GIVEN MATERIAL
§ §

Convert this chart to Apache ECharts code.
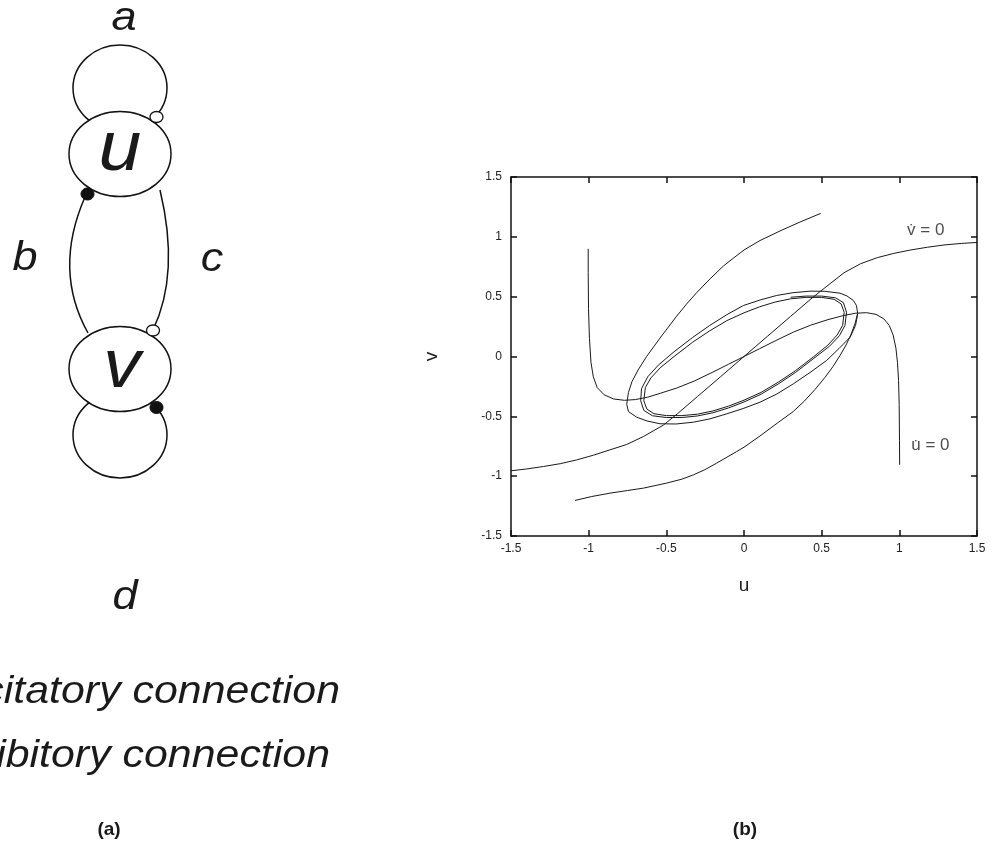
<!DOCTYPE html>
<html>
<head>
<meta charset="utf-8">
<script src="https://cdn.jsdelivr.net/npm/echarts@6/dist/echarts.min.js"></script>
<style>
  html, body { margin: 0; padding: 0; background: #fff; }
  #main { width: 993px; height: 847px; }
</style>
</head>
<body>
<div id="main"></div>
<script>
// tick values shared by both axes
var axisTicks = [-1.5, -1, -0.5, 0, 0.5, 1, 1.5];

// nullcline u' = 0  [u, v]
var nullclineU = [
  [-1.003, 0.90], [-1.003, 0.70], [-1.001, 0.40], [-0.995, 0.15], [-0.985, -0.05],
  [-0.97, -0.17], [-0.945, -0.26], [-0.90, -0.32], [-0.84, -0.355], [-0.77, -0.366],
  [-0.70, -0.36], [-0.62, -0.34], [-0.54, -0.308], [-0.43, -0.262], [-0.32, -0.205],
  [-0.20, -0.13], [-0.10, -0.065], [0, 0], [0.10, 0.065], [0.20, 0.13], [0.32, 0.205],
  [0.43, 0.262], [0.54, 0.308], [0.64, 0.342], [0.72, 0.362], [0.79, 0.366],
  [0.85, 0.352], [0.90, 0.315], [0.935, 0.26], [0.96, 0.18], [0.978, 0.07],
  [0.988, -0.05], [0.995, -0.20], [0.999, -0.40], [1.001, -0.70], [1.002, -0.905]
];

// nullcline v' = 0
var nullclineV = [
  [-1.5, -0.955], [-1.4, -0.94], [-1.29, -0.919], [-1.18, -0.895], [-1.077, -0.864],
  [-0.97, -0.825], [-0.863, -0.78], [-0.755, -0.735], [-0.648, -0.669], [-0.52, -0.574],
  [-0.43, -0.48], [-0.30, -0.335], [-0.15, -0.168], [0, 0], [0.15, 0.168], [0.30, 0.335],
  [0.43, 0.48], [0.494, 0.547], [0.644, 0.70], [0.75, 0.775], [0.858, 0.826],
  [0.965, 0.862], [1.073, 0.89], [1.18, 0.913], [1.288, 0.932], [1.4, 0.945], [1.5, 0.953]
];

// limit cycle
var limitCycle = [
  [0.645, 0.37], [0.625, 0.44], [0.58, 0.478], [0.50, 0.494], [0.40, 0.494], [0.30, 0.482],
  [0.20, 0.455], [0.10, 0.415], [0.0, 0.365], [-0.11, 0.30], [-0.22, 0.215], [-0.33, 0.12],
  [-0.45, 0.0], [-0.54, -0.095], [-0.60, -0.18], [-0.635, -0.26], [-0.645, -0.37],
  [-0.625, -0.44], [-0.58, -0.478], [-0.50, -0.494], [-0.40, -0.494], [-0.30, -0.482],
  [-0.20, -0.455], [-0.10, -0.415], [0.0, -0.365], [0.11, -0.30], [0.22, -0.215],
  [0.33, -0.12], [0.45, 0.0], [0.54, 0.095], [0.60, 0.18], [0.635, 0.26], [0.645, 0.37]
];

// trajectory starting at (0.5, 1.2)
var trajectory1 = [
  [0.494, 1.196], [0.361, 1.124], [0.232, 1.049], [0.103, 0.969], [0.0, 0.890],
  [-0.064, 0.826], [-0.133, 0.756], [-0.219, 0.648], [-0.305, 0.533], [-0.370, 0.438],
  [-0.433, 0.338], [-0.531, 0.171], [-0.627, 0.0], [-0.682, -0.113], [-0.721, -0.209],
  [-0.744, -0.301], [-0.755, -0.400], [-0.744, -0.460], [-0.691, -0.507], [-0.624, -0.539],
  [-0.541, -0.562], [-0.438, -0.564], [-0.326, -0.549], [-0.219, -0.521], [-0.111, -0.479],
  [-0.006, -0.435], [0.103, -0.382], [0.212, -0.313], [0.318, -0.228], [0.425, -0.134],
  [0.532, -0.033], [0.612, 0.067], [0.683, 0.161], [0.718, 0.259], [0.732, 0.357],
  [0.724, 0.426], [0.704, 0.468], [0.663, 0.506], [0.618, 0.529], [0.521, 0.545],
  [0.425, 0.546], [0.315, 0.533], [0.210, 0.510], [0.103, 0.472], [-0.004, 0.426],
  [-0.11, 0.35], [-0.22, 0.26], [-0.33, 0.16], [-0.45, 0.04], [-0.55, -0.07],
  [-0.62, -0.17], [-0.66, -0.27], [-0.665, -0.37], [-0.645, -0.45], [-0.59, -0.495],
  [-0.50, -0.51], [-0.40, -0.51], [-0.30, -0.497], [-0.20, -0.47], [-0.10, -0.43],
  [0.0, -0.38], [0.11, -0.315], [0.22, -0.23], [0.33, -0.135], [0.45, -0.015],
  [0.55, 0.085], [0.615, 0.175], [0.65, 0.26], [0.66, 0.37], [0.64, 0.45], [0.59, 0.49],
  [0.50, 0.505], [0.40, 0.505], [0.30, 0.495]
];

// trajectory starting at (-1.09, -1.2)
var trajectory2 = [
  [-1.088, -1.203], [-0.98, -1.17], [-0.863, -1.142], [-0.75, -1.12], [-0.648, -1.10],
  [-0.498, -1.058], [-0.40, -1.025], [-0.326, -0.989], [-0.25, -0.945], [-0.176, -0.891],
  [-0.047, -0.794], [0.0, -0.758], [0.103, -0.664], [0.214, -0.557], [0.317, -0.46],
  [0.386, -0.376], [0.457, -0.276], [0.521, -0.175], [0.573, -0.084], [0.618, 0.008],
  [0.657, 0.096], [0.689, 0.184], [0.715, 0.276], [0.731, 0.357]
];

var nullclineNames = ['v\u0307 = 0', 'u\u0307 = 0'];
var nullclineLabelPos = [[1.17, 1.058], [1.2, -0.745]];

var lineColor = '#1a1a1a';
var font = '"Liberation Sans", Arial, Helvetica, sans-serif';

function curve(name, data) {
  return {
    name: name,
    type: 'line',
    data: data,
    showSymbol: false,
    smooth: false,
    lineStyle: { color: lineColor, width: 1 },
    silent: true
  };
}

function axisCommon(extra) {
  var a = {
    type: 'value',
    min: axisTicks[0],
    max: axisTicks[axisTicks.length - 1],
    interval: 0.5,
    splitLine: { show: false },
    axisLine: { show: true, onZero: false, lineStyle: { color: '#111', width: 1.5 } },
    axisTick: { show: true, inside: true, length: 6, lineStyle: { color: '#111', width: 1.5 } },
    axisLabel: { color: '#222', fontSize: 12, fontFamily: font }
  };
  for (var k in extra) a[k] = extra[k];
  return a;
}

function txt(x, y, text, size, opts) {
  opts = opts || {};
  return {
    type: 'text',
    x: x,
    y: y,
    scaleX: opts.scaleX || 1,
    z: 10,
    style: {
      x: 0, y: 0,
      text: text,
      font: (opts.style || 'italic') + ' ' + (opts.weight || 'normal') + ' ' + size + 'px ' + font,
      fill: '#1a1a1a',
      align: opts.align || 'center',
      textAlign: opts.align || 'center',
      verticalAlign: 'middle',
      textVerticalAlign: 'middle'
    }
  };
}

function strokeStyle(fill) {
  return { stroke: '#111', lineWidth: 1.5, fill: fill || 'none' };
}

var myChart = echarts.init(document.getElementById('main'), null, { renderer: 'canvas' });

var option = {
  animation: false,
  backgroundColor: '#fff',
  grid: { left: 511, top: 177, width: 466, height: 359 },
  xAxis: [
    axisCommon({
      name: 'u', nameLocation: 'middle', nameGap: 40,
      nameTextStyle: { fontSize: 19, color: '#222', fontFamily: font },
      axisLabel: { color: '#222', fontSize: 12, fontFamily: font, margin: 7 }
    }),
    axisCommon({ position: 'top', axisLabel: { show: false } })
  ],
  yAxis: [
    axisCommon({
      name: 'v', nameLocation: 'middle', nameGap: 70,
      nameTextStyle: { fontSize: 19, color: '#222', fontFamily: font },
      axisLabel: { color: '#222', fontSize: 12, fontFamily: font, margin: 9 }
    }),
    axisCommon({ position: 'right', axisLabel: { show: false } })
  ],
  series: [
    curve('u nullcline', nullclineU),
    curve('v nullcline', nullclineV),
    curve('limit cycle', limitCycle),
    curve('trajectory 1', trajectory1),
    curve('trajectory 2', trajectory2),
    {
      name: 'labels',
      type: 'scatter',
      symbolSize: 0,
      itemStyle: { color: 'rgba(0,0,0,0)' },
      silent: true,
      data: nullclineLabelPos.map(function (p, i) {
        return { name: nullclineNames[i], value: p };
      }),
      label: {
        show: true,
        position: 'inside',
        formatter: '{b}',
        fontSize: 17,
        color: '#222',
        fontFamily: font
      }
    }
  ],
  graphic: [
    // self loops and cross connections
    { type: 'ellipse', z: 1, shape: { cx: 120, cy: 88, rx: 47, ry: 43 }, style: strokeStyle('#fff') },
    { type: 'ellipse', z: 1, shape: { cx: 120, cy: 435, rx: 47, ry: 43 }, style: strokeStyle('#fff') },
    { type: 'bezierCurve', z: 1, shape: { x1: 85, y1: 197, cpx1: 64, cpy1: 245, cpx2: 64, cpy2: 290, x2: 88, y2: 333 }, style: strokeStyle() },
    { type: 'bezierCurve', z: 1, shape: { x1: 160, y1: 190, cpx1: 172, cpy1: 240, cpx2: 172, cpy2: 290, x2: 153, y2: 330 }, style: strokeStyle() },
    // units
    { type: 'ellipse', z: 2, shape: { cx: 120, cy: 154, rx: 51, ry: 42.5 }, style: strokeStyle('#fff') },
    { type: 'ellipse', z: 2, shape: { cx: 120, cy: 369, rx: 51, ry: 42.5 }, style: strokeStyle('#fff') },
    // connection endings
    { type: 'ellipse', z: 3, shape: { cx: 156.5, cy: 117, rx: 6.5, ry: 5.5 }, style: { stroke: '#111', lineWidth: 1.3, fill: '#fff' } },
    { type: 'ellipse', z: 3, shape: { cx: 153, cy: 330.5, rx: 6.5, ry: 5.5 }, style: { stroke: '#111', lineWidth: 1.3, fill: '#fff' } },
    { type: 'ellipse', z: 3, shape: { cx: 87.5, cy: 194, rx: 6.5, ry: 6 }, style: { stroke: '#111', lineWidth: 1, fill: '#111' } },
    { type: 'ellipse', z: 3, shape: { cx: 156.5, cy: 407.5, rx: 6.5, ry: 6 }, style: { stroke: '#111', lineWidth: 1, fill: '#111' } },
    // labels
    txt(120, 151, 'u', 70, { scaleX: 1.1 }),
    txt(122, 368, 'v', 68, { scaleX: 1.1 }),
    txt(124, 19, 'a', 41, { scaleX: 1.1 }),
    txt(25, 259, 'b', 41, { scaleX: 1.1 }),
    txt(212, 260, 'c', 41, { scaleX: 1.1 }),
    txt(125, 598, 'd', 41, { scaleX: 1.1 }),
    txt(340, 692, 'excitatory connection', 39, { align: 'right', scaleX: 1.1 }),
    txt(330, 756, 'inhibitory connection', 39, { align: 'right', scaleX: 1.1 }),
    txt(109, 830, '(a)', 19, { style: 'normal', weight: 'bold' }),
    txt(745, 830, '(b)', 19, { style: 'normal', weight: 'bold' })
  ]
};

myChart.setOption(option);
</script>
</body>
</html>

§ §

Restate only the lines running from the start of the material above through the line containing "var axisTicks = [-1.5, -1, -0.5, 0, 0.5, 1, 1.5];", ends included. No pictures.

Convert this chart to Apache ECharts code.
<!DOCTYPE html>
<html>
<head>
<meta charset="utf-8">
<script src="https://cdn.jsdelivr.net/npm/echarts@6/dist/echarts.min.js"></script>
<style>
  html, body { margin: 0; padding: 0; background: #fff; }
  #main { width: 993px; height: 847px; }
</style>
</head>
<body>
<div id="main"></div>
<script>
// tick values shared by both axes
var axisTicks = [-1.5, -1, -0.5, 0, 0.5, 1, 1.5];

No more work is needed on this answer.